-- begin Raw data --
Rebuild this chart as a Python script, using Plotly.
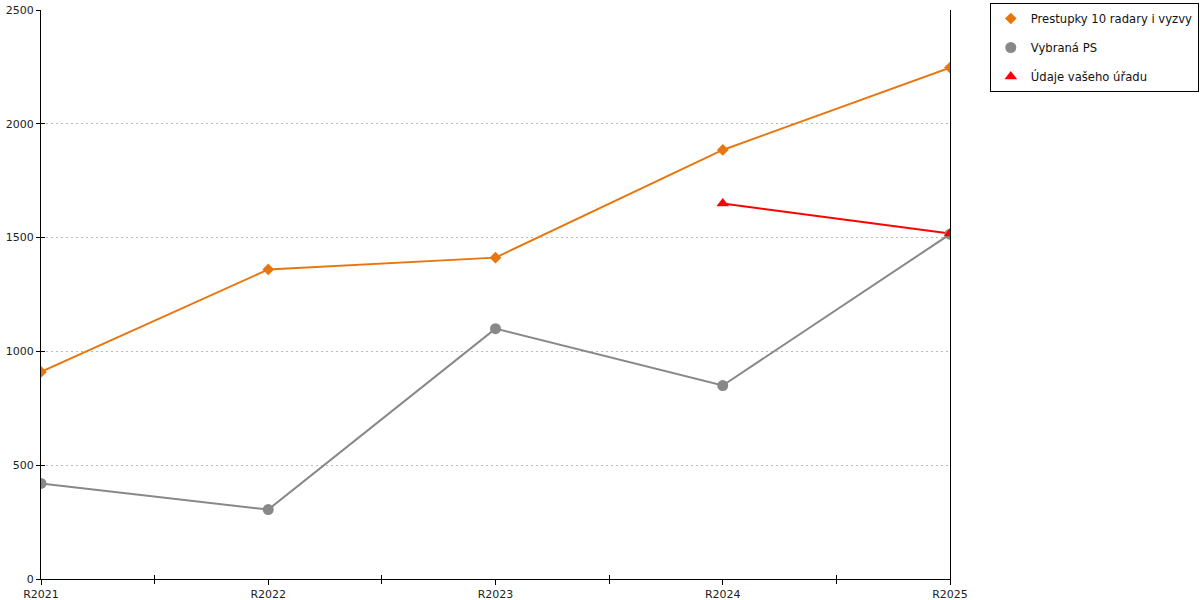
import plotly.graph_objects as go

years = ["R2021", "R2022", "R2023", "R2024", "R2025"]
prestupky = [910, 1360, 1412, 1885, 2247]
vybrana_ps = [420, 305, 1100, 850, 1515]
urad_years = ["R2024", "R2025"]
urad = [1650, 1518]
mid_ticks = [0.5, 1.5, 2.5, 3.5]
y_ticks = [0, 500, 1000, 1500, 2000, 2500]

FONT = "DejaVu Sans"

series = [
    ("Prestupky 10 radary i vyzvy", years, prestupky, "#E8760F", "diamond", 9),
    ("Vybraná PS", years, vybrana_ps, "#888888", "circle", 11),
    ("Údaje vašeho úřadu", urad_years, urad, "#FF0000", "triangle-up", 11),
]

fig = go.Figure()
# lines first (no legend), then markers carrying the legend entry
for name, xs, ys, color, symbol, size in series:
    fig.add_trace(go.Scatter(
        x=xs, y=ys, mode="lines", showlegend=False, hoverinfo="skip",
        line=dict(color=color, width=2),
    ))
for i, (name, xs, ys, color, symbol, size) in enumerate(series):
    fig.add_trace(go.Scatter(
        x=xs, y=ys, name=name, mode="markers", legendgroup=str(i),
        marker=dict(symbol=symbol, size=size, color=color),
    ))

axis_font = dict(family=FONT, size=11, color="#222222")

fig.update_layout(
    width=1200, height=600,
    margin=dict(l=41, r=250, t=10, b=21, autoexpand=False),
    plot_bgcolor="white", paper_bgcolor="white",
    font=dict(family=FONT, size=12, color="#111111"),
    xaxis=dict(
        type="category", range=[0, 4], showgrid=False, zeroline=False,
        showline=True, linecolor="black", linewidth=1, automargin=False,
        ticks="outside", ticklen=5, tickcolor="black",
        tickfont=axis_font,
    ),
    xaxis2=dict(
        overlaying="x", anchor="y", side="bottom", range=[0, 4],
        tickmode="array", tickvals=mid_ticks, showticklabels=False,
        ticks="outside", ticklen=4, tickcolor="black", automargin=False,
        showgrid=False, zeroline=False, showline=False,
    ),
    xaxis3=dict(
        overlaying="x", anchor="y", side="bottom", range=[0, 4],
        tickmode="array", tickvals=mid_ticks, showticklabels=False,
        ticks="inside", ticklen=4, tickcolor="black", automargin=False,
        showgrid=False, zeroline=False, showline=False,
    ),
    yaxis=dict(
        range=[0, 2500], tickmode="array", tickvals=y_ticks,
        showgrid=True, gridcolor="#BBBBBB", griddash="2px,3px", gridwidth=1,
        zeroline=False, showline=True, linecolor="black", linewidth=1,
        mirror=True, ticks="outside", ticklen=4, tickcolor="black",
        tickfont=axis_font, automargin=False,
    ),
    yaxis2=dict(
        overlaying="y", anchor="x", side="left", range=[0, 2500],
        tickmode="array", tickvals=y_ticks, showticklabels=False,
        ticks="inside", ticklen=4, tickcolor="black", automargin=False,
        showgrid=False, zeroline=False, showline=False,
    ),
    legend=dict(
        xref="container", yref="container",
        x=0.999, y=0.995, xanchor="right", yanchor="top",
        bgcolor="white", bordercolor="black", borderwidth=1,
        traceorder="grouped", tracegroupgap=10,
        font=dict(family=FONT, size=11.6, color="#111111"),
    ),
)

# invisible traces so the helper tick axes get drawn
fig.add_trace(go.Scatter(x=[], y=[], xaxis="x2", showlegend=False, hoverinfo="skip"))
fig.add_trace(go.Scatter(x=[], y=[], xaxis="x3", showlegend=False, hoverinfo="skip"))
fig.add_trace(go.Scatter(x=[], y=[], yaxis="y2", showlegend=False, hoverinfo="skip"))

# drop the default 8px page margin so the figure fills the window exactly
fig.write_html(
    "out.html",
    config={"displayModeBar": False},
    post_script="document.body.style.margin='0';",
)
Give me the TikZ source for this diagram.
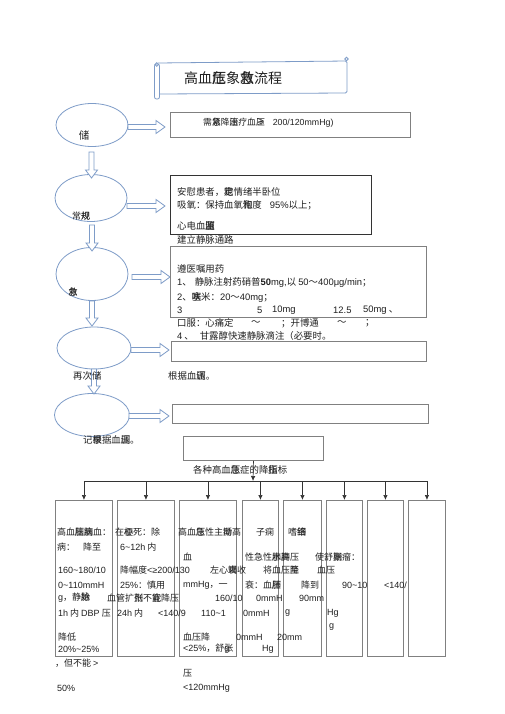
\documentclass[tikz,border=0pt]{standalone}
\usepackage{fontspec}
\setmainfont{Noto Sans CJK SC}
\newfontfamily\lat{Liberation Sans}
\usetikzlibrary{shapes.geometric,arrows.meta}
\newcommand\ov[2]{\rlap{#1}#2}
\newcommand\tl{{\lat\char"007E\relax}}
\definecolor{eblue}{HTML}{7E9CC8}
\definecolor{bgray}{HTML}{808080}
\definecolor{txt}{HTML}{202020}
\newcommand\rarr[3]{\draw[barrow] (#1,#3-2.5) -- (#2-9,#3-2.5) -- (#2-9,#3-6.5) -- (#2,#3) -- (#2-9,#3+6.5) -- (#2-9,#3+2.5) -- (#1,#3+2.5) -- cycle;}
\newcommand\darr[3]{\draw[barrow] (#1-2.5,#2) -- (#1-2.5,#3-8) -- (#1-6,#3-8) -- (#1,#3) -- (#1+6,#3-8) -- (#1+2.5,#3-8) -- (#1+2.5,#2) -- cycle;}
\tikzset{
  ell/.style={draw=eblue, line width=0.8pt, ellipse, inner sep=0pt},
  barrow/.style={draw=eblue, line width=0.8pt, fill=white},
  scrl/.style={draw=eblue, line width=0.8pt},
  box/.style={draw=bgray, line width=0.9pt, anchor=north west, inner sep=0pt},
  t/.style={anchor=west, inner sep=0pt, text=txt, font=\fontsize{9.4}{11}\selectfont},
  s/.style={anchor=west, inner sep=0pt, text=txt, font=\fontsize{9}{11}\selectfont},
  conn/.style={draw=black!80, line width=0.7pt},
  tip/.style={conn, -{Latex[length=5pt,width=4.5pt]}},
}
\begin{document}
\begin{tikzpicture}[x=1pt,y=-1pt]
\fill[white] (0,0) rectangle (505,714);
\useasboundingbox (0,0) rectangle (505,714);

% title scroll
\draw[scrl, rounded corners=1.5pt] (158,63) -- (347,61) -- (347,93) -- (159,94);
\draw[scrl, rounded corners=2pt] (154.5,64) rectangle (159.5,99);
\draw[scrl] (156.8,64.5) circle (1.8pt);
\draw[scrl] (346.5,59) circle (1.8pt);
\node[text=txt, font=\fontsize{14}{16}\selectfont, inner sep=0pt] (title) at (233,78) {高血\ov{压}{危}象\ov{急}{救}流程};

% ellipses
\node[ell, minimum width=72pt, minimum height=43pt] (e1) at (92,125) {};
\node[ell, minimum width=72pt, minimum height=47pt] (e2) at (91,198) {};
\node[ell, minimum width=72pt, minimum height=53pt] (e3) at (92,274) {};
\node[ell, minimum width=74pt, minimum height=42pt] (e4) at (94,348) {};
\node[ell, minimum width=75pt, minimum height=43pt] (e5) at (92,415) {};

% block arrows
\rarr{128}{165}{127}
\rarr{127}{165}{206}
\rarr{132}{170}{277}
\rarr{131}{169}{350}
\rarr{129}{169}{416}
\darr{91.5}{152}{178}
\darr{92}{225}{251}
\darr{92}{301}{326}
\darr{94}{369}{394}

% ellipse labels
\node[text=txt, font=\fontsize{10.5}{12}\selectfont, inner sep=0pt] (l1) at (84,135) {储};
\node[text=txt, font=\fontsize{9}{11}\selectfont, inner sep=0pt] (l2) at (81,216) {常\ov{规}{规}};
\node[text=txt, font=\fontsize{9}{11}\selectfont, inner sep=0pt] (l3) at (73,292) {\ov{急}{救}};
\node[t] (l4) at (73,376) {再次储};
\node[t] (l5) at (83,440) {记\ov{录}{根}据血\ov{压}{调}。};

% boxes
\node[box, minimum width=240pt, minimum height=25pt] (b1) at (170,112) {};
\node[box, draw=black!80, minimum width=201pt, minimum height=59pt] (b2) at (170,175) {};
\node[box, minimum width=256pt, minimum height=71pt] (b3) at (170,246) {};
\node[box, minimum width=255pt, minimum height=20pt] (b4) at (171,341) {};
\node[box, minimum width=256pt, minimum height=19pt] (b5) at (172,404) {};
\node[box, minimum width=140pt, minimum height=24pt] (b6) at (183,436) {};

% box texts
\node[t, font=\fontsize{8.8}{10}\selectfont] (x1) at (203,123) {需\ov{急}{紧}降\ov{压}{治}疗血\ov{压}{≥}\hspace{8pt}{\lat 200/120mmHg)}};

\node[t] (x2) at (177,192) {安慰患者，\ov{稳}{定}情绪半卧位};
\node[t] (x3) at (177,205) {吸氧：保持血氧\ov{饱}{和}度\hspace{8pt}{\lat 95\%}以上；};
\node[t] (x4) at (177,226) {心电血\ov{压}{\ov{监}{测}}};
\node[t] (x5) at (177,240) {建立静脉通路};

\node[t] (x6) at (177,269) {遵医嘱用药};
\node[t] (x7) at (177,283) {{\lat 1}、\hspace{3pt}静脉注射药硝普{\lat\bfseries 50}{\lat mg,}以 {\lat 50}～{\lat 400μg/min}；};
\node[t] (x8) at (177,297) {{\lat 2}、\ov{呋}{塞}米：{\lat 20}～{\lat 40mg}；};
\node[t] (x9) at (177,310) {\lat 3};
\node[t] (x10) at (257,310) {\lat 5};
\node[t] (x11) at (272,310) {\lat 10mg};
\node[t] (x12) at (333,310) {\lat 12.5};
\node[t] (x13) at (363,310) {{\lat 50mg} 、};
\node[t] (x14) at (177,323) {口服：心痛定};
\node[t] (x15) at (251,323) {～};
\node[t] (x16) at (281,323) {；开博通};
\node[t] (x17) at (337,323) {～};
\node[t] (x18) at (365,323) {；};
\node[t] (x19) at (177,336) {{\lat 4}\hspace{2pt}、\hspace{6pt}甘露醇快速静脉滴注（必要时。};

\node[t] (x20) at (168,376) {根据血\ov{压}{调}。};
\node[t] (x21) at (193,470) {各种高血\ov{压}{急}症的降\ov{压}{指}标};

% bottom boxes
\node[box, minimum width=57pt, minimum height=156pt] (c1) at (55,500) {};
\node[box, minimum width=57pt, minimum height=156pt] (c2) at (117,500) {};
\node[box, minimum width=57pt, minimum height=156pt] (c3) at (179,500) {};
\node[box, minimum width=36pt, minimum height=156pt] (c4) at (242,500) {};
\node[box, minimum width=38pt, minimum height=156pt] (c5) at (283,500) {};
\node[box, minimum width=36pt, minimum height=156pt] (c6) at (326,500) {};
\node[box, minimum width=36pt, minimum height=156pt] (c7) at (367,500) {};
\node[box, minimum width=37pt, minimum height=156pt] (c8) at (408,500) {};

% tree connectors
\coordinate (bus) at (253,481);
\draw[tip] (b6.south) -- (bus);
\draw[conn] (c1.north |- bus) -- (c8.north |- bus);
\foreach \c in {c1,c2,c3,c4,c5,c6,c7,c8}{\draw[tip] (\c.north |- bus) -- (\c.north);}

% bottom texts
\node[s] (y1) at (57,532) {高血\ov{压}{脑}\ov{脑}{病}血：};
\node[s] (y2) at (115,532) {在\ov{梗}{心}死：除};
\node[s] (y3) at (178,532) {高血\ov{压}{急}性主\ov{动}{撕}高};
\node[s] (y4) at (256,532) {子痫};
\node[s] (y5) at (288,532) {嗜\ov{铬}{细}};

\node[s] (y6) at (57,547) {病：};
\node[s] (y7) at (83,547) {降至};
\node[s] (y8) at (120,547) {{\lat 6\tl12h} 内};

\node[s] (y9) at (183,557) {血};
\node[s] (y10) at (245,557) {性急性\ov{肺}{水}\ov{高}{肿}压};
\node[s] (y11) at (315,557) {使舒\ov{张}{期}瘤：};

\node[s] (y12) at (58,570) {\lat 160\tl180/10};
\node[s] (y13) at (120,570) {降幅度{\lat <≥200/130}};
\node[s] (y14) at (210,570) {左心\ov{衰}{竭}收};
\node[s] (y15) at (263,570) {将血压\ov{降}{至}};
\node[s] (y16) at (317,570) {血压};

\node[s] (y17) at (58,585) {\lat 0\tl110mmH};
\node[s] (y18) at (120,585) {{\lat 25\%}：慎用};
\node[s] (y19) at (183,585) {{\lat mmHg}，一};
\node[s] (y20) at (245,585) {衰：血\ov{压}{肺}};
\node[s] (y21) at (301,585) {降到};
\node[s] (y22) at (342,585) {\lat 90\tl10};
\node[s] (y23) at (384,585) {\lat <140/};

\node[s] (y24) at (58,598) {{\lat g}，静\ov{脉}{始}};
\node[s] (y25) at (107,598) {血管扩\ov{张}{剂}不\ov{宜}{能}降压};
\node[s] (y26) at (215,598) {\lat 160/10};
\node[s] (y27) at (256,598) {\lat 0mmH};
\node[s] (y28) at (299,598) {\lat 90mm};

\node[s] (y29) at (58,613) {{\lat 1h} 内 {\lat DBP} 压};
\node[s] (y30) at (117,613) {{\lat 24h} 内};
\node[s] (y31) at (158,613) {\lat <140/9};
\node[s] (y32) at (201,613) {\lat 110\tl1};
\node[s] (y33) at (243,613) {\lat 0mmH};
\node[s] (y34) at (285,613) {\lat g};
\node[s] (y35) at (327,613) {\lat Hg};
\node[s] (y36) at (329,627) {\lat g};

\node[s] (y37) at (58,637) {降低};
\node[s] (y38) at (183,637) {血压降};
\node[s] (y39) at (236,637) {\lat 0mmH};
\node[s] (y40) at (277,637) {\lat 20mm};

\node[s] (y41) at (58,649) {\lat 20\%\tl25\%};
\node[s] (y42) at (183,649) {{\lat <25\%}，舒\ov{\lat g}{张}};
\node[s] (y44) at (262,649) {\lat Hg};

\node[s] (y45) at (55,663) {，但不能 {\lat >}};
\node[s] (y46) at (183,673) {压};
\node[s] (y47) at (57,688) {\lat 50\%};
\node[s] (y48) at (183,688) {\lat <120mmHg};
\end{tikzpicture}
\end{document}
-- end Raw data --
● **Task prompt**
Gather up every line in the data above that contains the word "this", copying each one.

● **Output below**
Rebuild this chart as a Python script, using Plotly.
Give me the TikZ source for this diagram.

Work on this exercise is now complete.